I won’t even bother going on about the preponderance of celebrity gossip, gotcha photos of “celebrities” I have never heard of since I don’t watch reality shows, and intensive analysis of the wardrobe choices of virtually anyone who has ever had a picture taken. There is no need to click on those headlines, and to maintain one’s self respect, one simply doesn’t.
I’m not even going to spend time bemoaning the wretched quality of the reporting and writing of the actual news they run between their lists of “10 things Men Hate About Women” and “12 Foods That Will Reduce Stress”. Let us just say that the content of the news logs is supermarket tabloid level and the form is barely literate.

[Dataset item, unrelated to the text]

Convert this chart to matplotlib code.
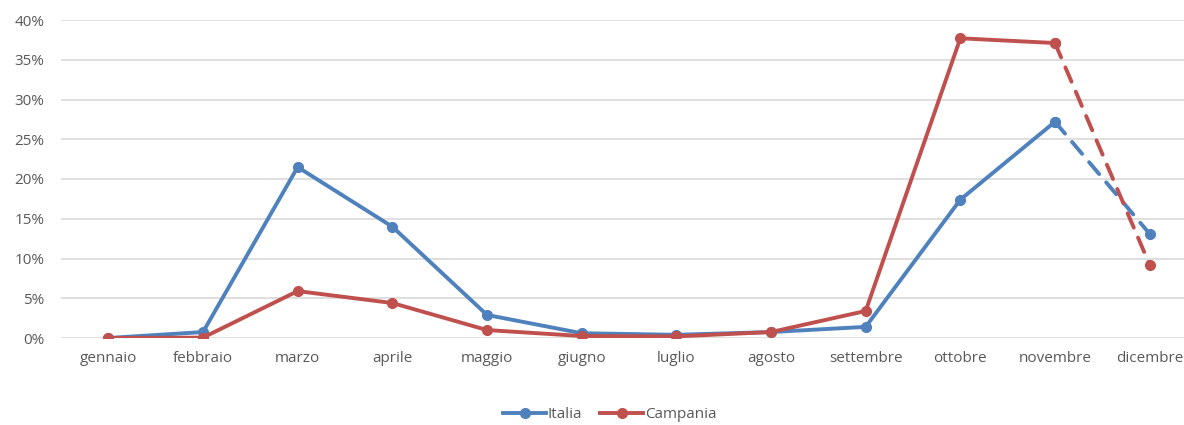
import matplotlib
matplotlib.use("Agg")
import matplotlib.pyplot as plt
from matplotlib.lines import Line2D
from matplotlib.ticker import FuncFormatter, MultipleLocator

months = ["gennaio", "febbraio", "marzo", "aprile", "maggio", "giugno",
          "luglio", "agosto", "settembre", "ottobre", "novembre", "dicembre"]
italia = [0.0, 0.75, 21.5, 14.0, 2.9, 0.6, 0.4, 0.75, 1.4, 17.4, 27.2, 13.1]
campania = [0.0, 0.05, 5.9, 4.4, 1.0, 0.25, 0.2, 0.75, 3.4, 37.7, 37.1, 9.2]

c_it = "#4F81BD"
c_ca = "#C0504D"
txt = "#595959"

plt.rcParams['font.family'] = ['Open Sans', 'DejaVu Sans']

fig = plt.figure(figsize=(11.84, 4.25), dpi=100)
ax = fig.add_axes([61/1184, 87/425, 1136/1184, 318/425])

x = list(range(len(months)))
for vals, col in [(italia, c_it), (campania, c_ca)]:
    ax.plot(x[:11], vals[:11], color=col, lw=2.8, marker='o', ms=7,
            solid_capstyle='round', zorder=3)
    ax.plot(x[10:], vals[10:], color=col, lw=2.8, marker='o', ms=7,
            dashes=(4, 2.8), dash_capstyle='round', zorder=3)

ax.set_xlim(-0.5, 11.5)
ax.set_ylim(0, 40)
ax.yaxis.set_major_locator(MultipleLocator(5))
ax.yaxis.set_major_formatter(FuncFormatter(lambda v, p: f"{int(v)}%"))
ax.set_xticks(x)
ax.set_xticklabels(months)
ax.grid(axis='y', color='#D9D9D9', lw=1.2, zorder=0)
ax.set_axisbelow(True)
for s in ax.spines.values():
    s.set_visible(False)
ax.tick_params(axis='both', length=0, colors=txt, labelsize=11)
ax.tick_params(axis='x', pad=9)
ax.tick_params(axis='y', pad=12)

handles = [Line2D([], [], color=c_it, lw=2.8, marker='o', ms=7),
           Line2D([], [], color=c_ca, lw=2.8, marker='o', ms=7)]
leg = fig.legend(handles, ["Italia", "Campania"], loc='center',
                 bbox_to_anchor=(0.515, 10/425), ncol=2, frameon=False,
                 fontsize=11, handlelength=2.8, columnspacing=1.2,
                 handletextpad=0.1)
for t in leg.get_texts():
    t.set_color(txt)

fig.savefig("out.png", dpi=100)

But for a glimpse into the heart of darkness that seems to be at the centre of the Internet surfing experience, you need to follow one of the interactive threads provided for readers’ commentary after each piece. Now that can be truly frightening. A casual or even a serious look into these threads reveals a subculture dominated by vicious, hate-spewing, intolerant, uneducated, right wing bigots. If you want to challenge this observation, just pick a Yahoo News story on any high profile issue. Make a mild comment that suggests tolerance, or compassion, or human decency, then sit back and watch the replies come flooding in.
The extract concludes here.